** EXERCISE DESCRIPTION **
Find all lines in the records that include the word "this", and copy them out.

** SUPPLIED ENTRIES **
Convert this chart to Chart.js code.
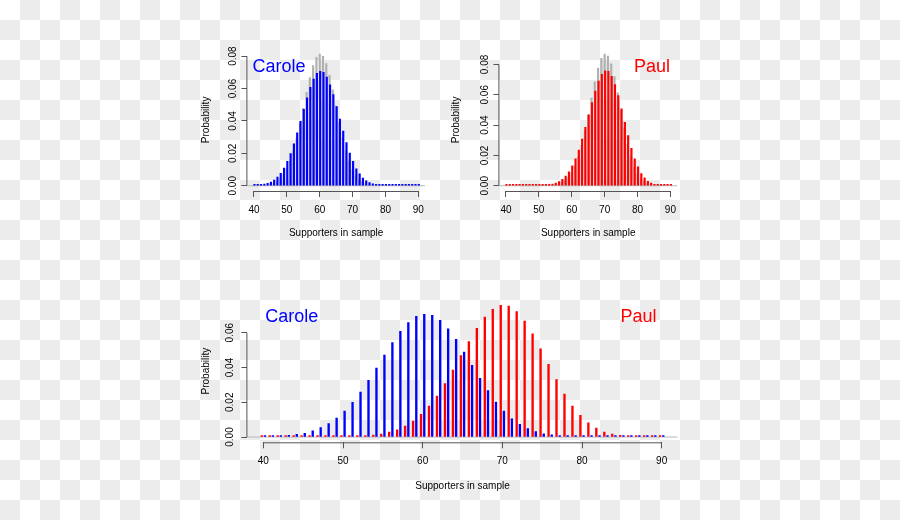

---

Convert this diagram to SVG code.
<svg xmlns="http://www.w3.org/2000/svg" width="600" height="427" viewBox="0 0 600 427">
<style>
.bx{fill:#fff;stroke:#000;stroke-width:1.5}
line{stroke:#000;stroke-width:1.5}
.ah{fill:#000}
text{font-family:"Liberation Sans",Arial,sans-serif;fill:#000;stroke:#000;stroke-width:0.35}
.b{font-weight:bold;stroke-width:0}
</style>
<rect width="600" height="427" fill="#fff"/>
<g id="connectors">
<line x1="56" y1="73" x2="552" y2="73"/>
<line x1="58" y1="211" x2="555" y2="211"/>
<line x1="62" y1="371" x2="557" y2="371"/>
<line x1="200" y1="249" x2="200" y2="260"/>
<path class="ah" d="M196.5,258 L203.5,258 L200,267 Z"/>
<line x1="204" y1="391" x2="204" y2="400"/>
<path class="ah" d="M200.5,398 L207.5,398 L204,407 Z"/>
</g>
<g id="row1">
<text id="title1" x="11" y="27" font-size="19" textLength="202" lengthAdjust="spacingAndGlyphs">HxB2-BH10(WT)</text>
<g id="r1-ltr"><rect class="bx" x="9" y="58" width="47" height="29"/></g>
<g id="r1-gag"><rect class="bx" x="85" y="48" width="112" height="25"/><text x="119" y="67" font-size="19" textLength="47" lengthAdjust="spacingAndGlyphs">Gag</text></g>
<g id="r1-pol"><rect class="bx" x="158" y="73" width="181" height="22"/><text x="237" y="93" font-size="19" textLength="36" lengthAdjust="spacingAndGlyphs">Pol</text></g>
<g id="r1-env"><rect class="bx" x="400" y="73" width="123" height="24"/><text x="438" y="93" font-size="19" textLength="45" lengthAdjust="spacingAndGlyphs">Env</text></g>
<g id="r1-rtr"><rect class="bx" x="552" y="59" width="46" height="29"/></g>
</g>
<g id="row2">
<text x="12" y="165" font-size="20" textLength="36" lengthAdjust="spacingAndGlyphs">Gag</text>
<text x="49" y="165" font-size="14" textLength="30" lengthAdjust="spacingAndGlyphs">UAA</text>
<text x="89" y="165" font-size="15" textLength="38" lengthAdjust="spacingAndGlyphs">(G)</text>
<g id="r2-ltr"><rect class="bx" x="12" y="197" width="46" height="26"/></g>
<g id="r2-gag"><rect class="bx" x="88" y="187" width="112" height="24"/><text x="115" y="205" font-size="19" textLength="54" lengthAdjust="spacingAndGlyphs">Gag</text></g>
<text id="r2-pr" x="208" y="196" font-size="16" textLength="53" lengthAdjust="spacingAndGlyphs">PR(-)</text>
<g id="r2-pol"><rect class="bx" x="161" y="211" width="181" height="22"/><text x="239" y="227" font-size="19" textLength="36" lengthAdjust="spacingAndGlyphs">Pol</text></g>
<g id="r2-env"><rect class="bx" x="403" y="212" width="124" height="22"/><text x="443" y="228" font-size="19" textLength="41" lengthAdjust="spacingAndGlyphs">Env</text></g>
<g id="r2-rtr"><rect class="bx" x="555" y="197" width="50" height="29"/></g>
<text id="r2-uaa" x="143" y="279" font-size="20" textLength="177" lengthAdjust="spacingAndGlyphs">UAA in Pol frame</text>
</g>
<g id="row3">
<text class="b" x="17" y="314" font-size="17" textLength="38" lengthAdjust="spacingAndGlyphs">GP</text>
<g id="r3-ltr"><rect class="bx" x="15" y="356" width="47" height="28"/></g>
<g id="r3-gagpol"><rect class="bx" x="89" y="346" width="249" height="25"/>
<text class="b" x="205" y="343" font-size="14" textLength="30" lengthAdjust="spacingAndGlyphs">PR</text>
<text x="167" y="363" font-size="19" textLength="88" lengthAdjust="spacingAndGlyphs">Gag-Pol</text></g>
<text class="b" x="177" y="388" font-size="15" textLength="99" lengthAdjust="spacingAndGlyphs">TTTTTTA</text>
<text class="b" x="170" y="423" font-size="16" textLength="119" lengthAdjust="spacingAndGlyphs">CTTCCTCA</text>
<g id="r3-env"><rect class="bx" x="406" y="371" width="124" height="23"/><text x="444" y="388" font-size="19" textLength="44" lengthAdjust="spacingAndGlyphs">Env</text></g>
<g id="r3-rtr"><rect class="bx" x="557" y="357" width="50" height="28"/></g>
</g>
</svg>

...

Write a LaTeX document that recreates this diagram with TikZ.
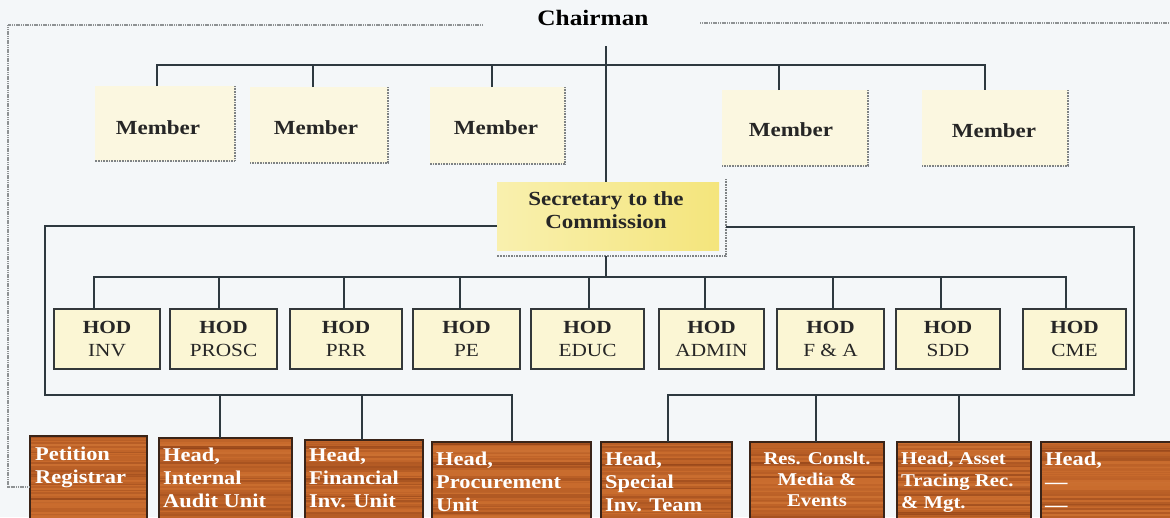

** FULL ANSWER **
Convert this chart to Chart.js code.
Convert this diagram to SVG code.
Write a LaTeX document that recreates this diagram with TikZ.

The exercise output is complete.